I remember my father having one when I was a little girl.There is a member on here who also knows a lot about them and also has one. Ask Edwardpenisfingers..He may be able to help you xo
A friend of mine is really big into Ham radio, he says he is always buying and upgrading his equipment. he claims he never has enough power. Other than that he loves it.
I was into it when I was a kid. Was a lot of fun. Haven't had the time or money to get back into it.
Much of the then advantages are gone because of the Internet ease of communication. Still a challenge for the techies but otherwise why bother?
Because it's fun and challenging.
I remember my old buddies dad (an old crypto from the ASA) Having a house full of radios when you go into his house about half of them would be off frequency a tad and whole house sounded like alien voices from war of the worlds.

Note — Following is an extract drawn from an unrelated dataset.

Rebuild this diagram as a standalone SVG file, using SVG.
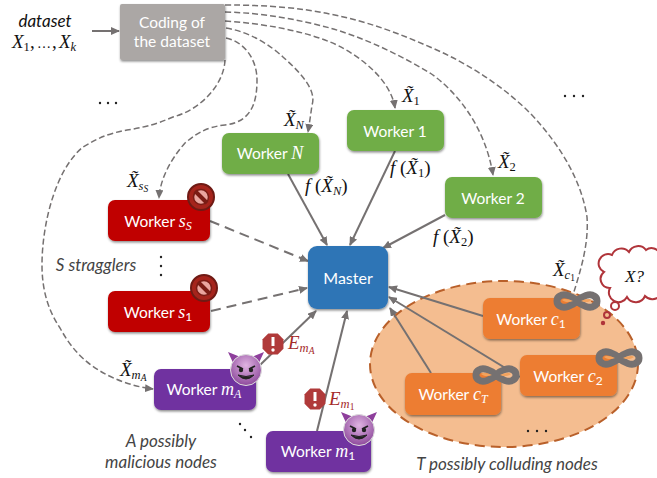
<svg xmlns="http://www.w3.org/2000/svg" width="657" height="478" viewBox="0 0 657 478">
<style>
text{font-family:"Lato","Open Sans",sans-serif}
.n{fill:#fff;font-size:15.500px;text-anchor:middle}
.v{font-family:"Liberation Serif",serif;font-style:italic;font-size:18px}
.u{font-size:12px}
.m{font-family:"Liberation Serif",serif;font-style:italic;fill:#111;font-size:19px}
.t{font-size:12.500px}
.tt{font-size:9.500px}
.up{font-style:normal}
.l{font-style:italic;fill:#444;font-size:17px;text-anchor:middle}
.s{stroke:#757171;stroke-width:2;fill:none}
.da{stroke:#757171;stroke-width:1.500;fill:none;stroke-dasharray:6 3}
.db{stroke:#757171;stroke-width:2;fill:none;stroke-dasharray:10 6}
.mask{fill:none;stroke:#757171;stroke-width:7}
</style>
<defs>
<filter id="sh" x="-10%" y="-10%" width="120%" height="125%"><feDropShadow dx="0.500" dy="1.500" stdDeviation="1" flood-color="#000" flood-opacity=".45"/></filter>
<marker id="a" markerWidth="9" markerHeight="8" refX="8" refY="4" orient="auto" markerUnits="userSpaceOnUse"><path d="M0 0L9 4L0 8z" fill="#757171"/></marker>
<radialGradient id="dv" cx=".5" cy=".35" r=".65"><stop offset="0" stop-color="#e0b4e2"/><stop offset="1" stop-color="#8e4a9c"/></radialGradient>
<g id="devil">
<path d="M-18-18L-11-3L-3-12zM18-18L11-3L3-12z" fill="#8e3f9c"/>
<circle r="15.500" fill="url(#dv)" stroke="#ddd" stroke-width="1"/>
<path d="M-9-4L-3-1M9-4L3-1" stroke="#222" stroke-width="1.800"/>
<circle cx="-5" cy="0" r="2.200" fill="#222"/><circle cx="5" cy="0" r="2.200" fill="#222"/>
<path d="M-8 5Q0 13 8 5Q0 8-8 5z" fill="#222" stroke="#222"/>
</g>
<g id="no">
<circle r="13" fill="#a5241c" stroke="#6f1a14" stroke-width="2"/>
<circle r="7.500" fill="#e9a59f" stroke="#7a1c15" stroke-width="1.500"/>
<path d="M-6-6L6 6" stroke="#7a1c15" stroke-width="4"/>
</g>
<g id="alert">
<path d="M-5-11H5L11-5V5L5 11H-5L-11 5V-5z" transform="scale(.95)" fill="#b03a3a"/>
<path d="M0-7V2" stroke="#fff" stroke-width="3"/><circle cy="6" r="1.700" fill="#fff"/>
</g>
<g id="mk">
<path class="mask" d="M0 0C-5-5-13-8-17-5C-21-3-21 3-17 5C-13 8-5 5 0 0C5-5 13-8 17-5C21-3 21 3 17 5C13 8 5 5 0 0z"/>
<path d="M-4 0C-8-2-13-3-15-1C-13 1-8 2-4 0zM4 0C8-2 13-3 15-1C13 1 8 2 4 0z" fill="#f2a35e"/>
</g>
</defs>

<g id="group-colluding">
<ellipse cx="504" cy="364" rx="134" ry="83" fill="#f4bd90" stroke="#b9602a" stroke-width="2" stroke-dasharray="10 6"/>
</g>

<g id="connectors">
<path class="s" d="M92 31H119" marker-end="url(#a)"/>
<path class="da" d="M225 5C270 5 300 8 330 14C370 22 400 34 430 47C470 64 505 88 530 113C565 150 582 185 587 217C589 245 580 272 573 295"/>
<path class="da" d="M225 12C265 13 300 20 330 28C365 38 400 55 430 73C455 90 485 125 493 175" marker-end="url(#a)"/>
<path class="da" d="M225 21C265 24 300 30 330 42C350 50 390 75 395 108" marker-end="url(#a)"/>
<path class="da" d="M226 28C250 32 270 45 283 57C300 72 317 90 312 105Q310 120 308 132" marker-end="url(#a)"/>
<path class="da" d="M226 38C245 42 257 60 257 80C257 105 250 122 225 125C205 127 195 135 185 143C170 160 160 180 159 198" marker-end="url(#a)"/>
<path class="da" d="M225 60C224 85 200 110 173 117C155 125 140 128 127 130C105 134 95 140 83 147C55 170 42 225 42 265C42 290 48 310 60 328C72 350 85 362 100 371C115 380 135 387 153 389" marker-end="url(#a)"/>
<path class="s" d="M288 174L327 245" marker-end="url(#a)"/>
<path class="s" d="M395 151L350 245" marker-end="url(#a)"/>
<path class="s" d="M445 215L383 248" marker-end="url(#a)"/>
<path class="db" d="M210 221L308 261" marker-end="url(#a)"/>
<path class="db" d="M211 311L307 288" marker-end="url(#a)"/>
<path class="s" d="M260 365L316 311" marker-end="url(#a)"/>
<path class="s" d="M317 431L347 311" marker-end="url(#a)"/>
<path class="s" d="M483 316L389 287" marker-end="url(#a)"/>
<path class="s" d="M520 377L389 297" marker-end="url(#a)"/>
<path class="s" d="M431 373L390 308" marker-end="url(#a)"/>
</g>

<g id="input">
<text x="45" y="27" text-anchor="middle" fill="#111" font-style="italic" font-size="17">dataset</text>
<text class="m" x="12" y="48">X<tspan class="t up" dy="3">1</tspan><tspan class="up" dy="-3" x="30">,</tspan><tspan class="up" x="37" font-size="14">…</tspan><tspan class="up" x="52">,</tspan><tspan x="59">X</tspan><tspan class="t" dy="3">k</tspan></text>
</g>

<g id="coding"><rect x="120" y="4" width="105" height="56" rx="2" fill="#aba7a5" filter="url(#sh)"/>
<text class="n" x="172" y="28">Coding of</text><text class="n" x="172" y="47">the dataset</text></g>

<g id="worker-n"><rect x="222" y="133" width="97" height="41" rx="7" fill="#70ad47" filter="url(#sh)"/><text class="n" x="270" y="159">Worker <tspan class="v">N</tspan></text></g>
<g id="worker-1"><rect x="347" y="110" width="97" height="41" rx="7" fill="#70ad47" filter="url(#sh)"/><text class="n" x="395" y="137">Worker 1</text></g>
<g id="worker-2"><rect x="445" y="177" width="97" height="41" rx="7" fill="#70ad47" filter="url(#sh)"/><text class="n" x="493" y="204">Worker 2</text></g>

<g id="worker-ss"><rect x="108" y="200" width="102" height="41" rx="7" fill="#c00000" filter="url(#sh)"/><text class="n" x="158" y="227">Worker <tspan class="v">s</tspan><tspan class="v u" dy="3">S</tspan></text><use href="#no" x="201" y="197"/></g>
<g id="worker-s1"><rect x="108" y="291" width="102" height="41" rx="7" fill="#c00000" filter="url(#sh)"/><text class="n" x="158" y="318">Worker <tspan class="v">s</tspan><tspan class="u" dy="3">1</tspan></text><use href="#no" x="204" y="288"/></g>

<g id="master"><rect x="308" y="246" width="80" height="63" rx="9" fill="#2e75b6" filter="url(#sh)"/><text class="n" x="348" y="284" style="font-size:16px">Master</text></g>

<g id="worker-ma"><rect x="154" y="369" width="102" height="41" rx="7" fill="#7030a0" filter="url(#sh)"/><text class="n" x="204" y="395">Worker <tspan class="v">m</tspan><tspan class="v u" dy="3">A</tspan></text><use href="#devil" x="246" y="370"/></g>
<g id="worker-m1"><rect x="266" y="431" width="105" height="41" rx="7" fill="#7030a0" filter="url(#sh)"/><text class="n" x="318" y="457">Worker <tspan class="v">m</tspan><tspan class="u" dy="3">1</tspan></text><use href="#devil" x="359" y="430"/></g>

<g id="worker-c1"><rect x="483" y="298" width="97" height="41" rx="7" fill="#ed7d31" filter="url(#sh)"/><text class="n" x="531" y="325">Worker <tspan class="v">c</tspan><tspan class="u" dy="3">1</tspan></text><use href="#mk" x="577" y="301"/></g>
<g id="worker-c2"><rect x="520" y="355" width="97" height="41" rx="7" fill="#ed7d31" filter="url(#sh)"/><text class="n" x="568" y="382">Worker <tspan class="v">c</tspan><tspan class="u" dy="3">2</tspan></text><use href="#mk" x="619" y="358"/></g>
<g id="worker-ct"><rect x="405" y="373" width="96" height="42" rx="7" fill="#ed7d31" filter="url(#sh)"/><text class="n" x="453" y="400">Worker <tspan class="v">c</tspan><tspan class="v u" dy="3">T</tspan></text><use href="#mk" x="496" y="375"/></g>

<g id="labels">
<text class="m" x="284" y="126">X̃<tspan class="t" dy="3">N</tspan></text>
<text class="m" x="402" y="102">X̃<tspan class="t up" dy="3">1</tspan></text>
<text class="m" x="498" y="168">X̃<tspan class="t up" dy="3">2</tspan></text>
<text class="m" x="127" y="187">X̃<tspan class="t" dy="3">s</tspan><tspan class="tt" dy="2">S</tspan></text>
<text class="m" x="120" y="376">X̃<tspan class="t" dy="3">m</tspan><tspan class="tt" dy="2">A</tspan></text>
<text class="m" x="553" y="276">X̃<tspan class="t" dy="3">c</tspan><tspan class="tt up" dy="2">1</tspan></text>
<text class="m" x="305" y="192">f<tspan class="up"> (</tspan>X̃<tspan class="t" dy="3">N</tspan><tspan class="up" dy="-3">)</tspan></text>
<text class="m" x="390" y="174">f<tspan class="up"> (</tspan>X̃<tspan class="t up" dy="3">1</tspan><tspan class="up" dy="-3">)</tspan></text>
<text class="m" x="433" y="243">f<tspan class="up"> (</tspan>X̃<tspan class="t up" dy="3">2</tspan><tspan class="up" dy="-3">)</tspan></text>
<text class="l" x="96" y="271">S stragglers</text>
<text class="l" x="161" y="447">A possibly</text>
<text class="l" x="161" y="468">malicious nodes</text>
<text class="l" x="507" y="470">T possibly colluding nodes</text>
<use href="#alert" x="273" y="344"/>
<text class="m" x="288" y="349" style="fill:#a52a2a">E<tspan class="t" dy="3">m</tspan><tspan class="tt" dy="2">A</tspan></text>
<use href="#alert" x="315" y="399"/>
<text class="m" x="329" y="405" style="fill:#a52a2a">E<tspan class="t" dy="3">m</tspan><tspan class="tt up" dy="2">1</tspan></text>
</g>

<g id="dots" fill="#222">
<circle cx="100" cy="103" r="1.200"/><circle cx="108" cy="103" r="1.200"/><circle cx="116" cy="103" r="1.200"/>
<circle cx="565" cy="96" r="1.200"/><circle cx="574" cy="96" r="1.200"/><circle cx="583" cy="96" r="1.200"/>
<circle cx="161" cy="257" r="1.200"/><circle cx="161" cy="266" r="1.200"/><circle cx="161" cy="275" r="1.200"/>
<circle cx="240" cy="424" r="1.200"/><circle cx="245" cy="430" r="1.200"/><circle cx="251" cy="437" r="1.200"/>
<circle cx="528" cy="431" r="1.200"/><circle cx="537" cy="431" r="1.200"/><circle cx="546" cy="431" r="1.200"/>
</g>

<g id="thought">
<path d="M610 288A9 9 0 0 1 604 272A9 9 0 0 1 612 255A10 10 0 0 1 629 252A10 10 0 0 1 646 250A9 9 0 0 1 660 254V282A10 10 0 0 1 645 296A10 10 0 0 1 627 297A9 9 0 0 1 610 288z" fill="#fff" stroke="#b0343a" stroke-width="2"/>
<text class="m" x="625" y="282" style="font-size:17px">X?</text>
<circle cx="615" cy="306" r="4" fill="#fff" stroke="#b0343a" stroke-width="2"/>
<circle cx="607" cy="315" r="3" fill="none" stroke="#b0343a" stroke-width="2"/>
<circle cx="603" cy="323" r="2.200" fill="#b0343a"/>
</g>
</svg>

The internet has all but killed this hobby with the exception of a few hardcore hobbyist,
I still have my first receiver. !t's from 1938. I brought it back from the dead in the early 70's. It's fully restored and working today. Same as the one in video below.
I enjoy a challenge and would like to learn the ins and outs. Computers are east, http code is simple enough and java easier. The old school tech is interesting and i am also on a quest to know everything and take over the world with my brain.
.-- .... --- / -.-. .- -. / .-. . .- -.. / - .... .. ... / .--. .-. .. ...- .- - . / -- .- .. .-.. / -- .
Pro's well it's a fun hobby. Meet lots of new people. Make friends on the air. and there's always more to learn while operating. Another pro that i like is that we can build our own equipment if we like. While i haven't gotten into building radio's I have gotten into building my own antenna's. It's quite satisfying to know that something you, yourself has made is enabling you to communicate 50, 75, 100 miles or even world wide. But even more satisfying is the ability to communicate with some of the Crew of the International Space Station and also the ability to communicate via Satellita or Moon Bounce.
Con's... well the only con i would say is the price of equipment. While a half decent VHF or UHF or VHF?UHF radio will cost a couple of hundered bucks, the HF tranceivers can and usually cost $1,000 up to $10,000.
It's a shame that this is becoming a lost art in the world of instant gratification. There usined to be effort and satisfaction in getting to hear Moscow's take on the news, or talking to someone in Australia, through the magic of carefully handcrafting antennas and tediously tuning old analog equipment. Now, kids can do all that by just switching on a computer. I miss the smell of hot tubes and the sound of a drifting BFO. Kids today would rather stand in groups texting each other, than ever experiencing the joy of building equipment, or the pride in resurrecting gear that was abandoned by another.